No pensamento do homem comum, o “vulgo” de Maquiavel, os conceitos medievais haviam permanecido vivos até aquele momento histórico, em virtude da forte influência da igreja e das regras do Direito Canônico (Corpus Iuris Canonici) e este, estribado na bíblia, gozava de caráter indiscutível, por sua origem considerada divina.

Tal fato pode ser constado claramente em outra citação de Maquiavel:

“Observa-se, pela experiência, em nossos tempos, que príncipes existiram que fizeram grandes coisas, mas em pequena conta tiveram a palavra empenhada, e pela astúcia souberam transtornar a cabeça dos homens”.

Note-se que, conquanto trate pejorativamente a base da pirâmide social por “vulgo”, por outro condena o desrespeito à palavra empenhada, conceito moral muito forte à época, tanto para o autor da citação quanto para o vulgo.

De fato, como afirmava Wieacker [6] “A Igreja era a força espiritual de longe mais importante; era a mais coerente e mais extensa organização social da Idade Média; a sua ordem jurídica interna era a mais poderosa. (...) A cristandade fixou desde o início o conceito do direito. Na medida em que a fonte de todo o direito não escrito – que arrancava da consciência vital espontânea – continuou a ser a ética social, e na medida em que toda a ética europeia continuou a ser, até bem tarde na época moderna, a ética cristã, a doutrina cristã influenciou o pensamento jurídico, mesmo quando legislador e juristas estavam pouco conscientes dessa relação. Através do cristianismo, todo o direito positivo entrou numa relação ancilar com os valores sobrenaturais, perante os quais ele tinha sempre que se legitimar”.

Nesse contexto, o Direito Canônico implantou, ao longo de séculos a concepção cristã de dignidade humana, o respeito à palavra empenhada, a noção de que seria pecado faltar ao que foi convencionado, ou violar juramento.
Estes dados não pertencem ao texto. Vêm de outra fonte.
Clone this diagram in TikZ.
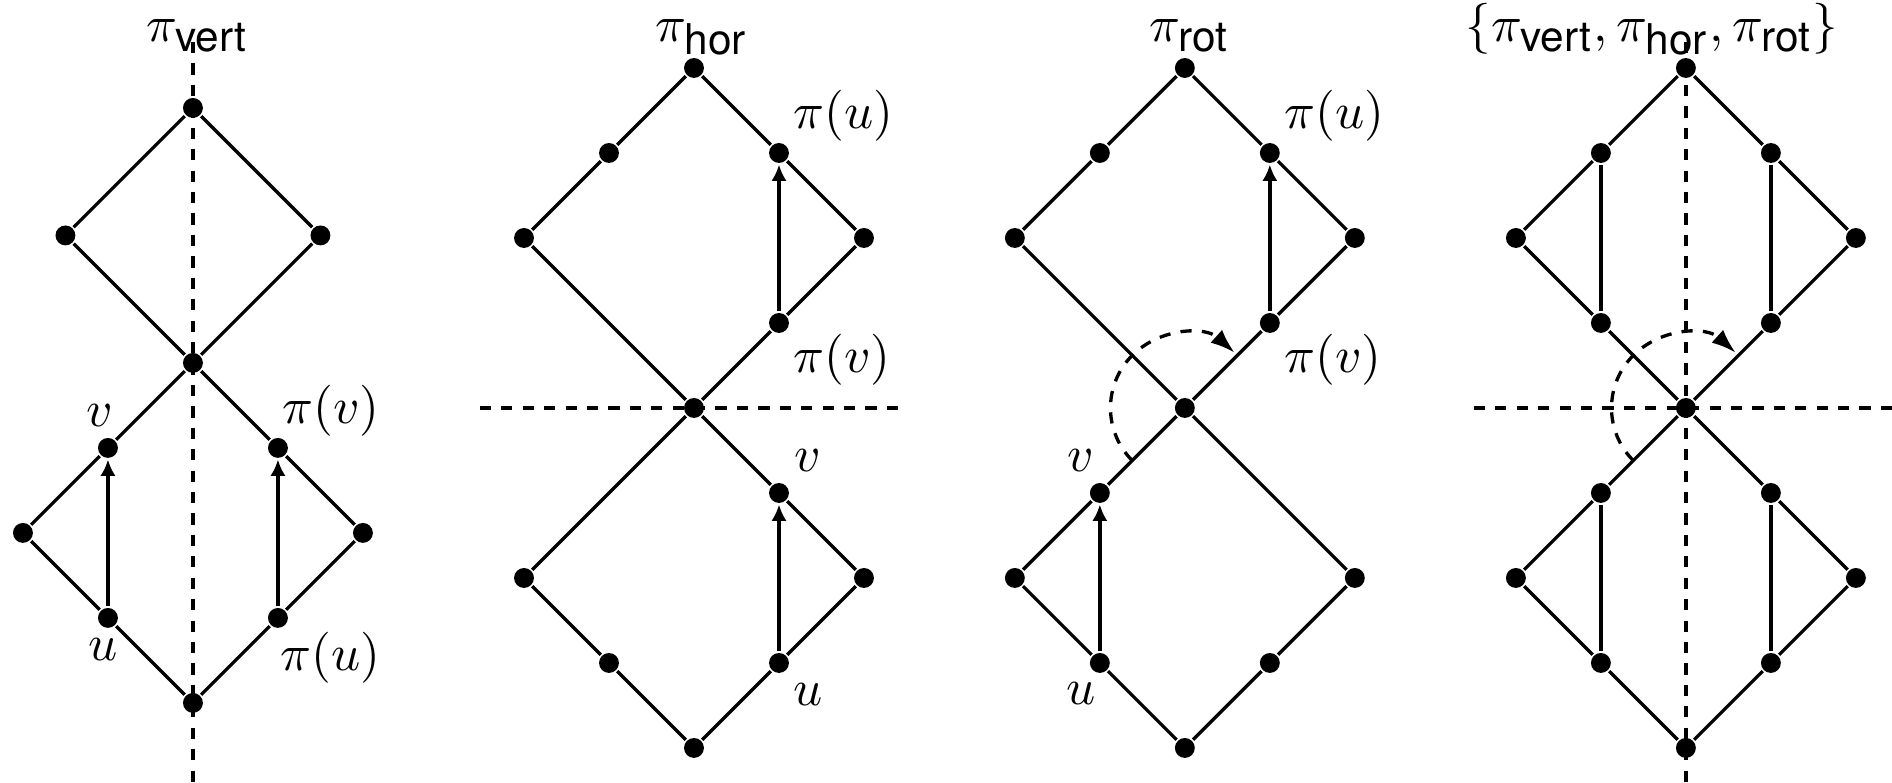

Por essas razões, nada melhor, então, para legitimar-se algo, do que posiciona-la na categoria de “coisa inspirada diretamente por Deus”. E um conceito oriundo do Direito Canônico cairia “como uma luva” nessa pretensão.

Assim, os monarcas absolutistas conceberam o conceito da Teoria do Direito Divino dos Reis, que declarava que o rei governava pela vontade de Deus (que o fizera nascer rei quando poderia tê-lo feito nascer servo) e não pela vontade dos súditos. Por “Sua vontade”, o rei tornava-se absoluto.

Joseph de Maistre, no prefácio da obra Du principe générateur des constitutions politiques afirmava:

"(...) É escrito: Sou Eu quem faz soberanos. Esta não é apenas uma frase religiosa, uma metáfora de um pregador; é a verdade literal pura e simples. É a uma lei do mundo político. Deus faz reis, ao pé da letra. Ele prepara as classes reais, as cria no centro de uma nuvem a qual esconde suas origens. Finalmente elas surgem, coroadas com glória e honra, e tomam seus lugares”.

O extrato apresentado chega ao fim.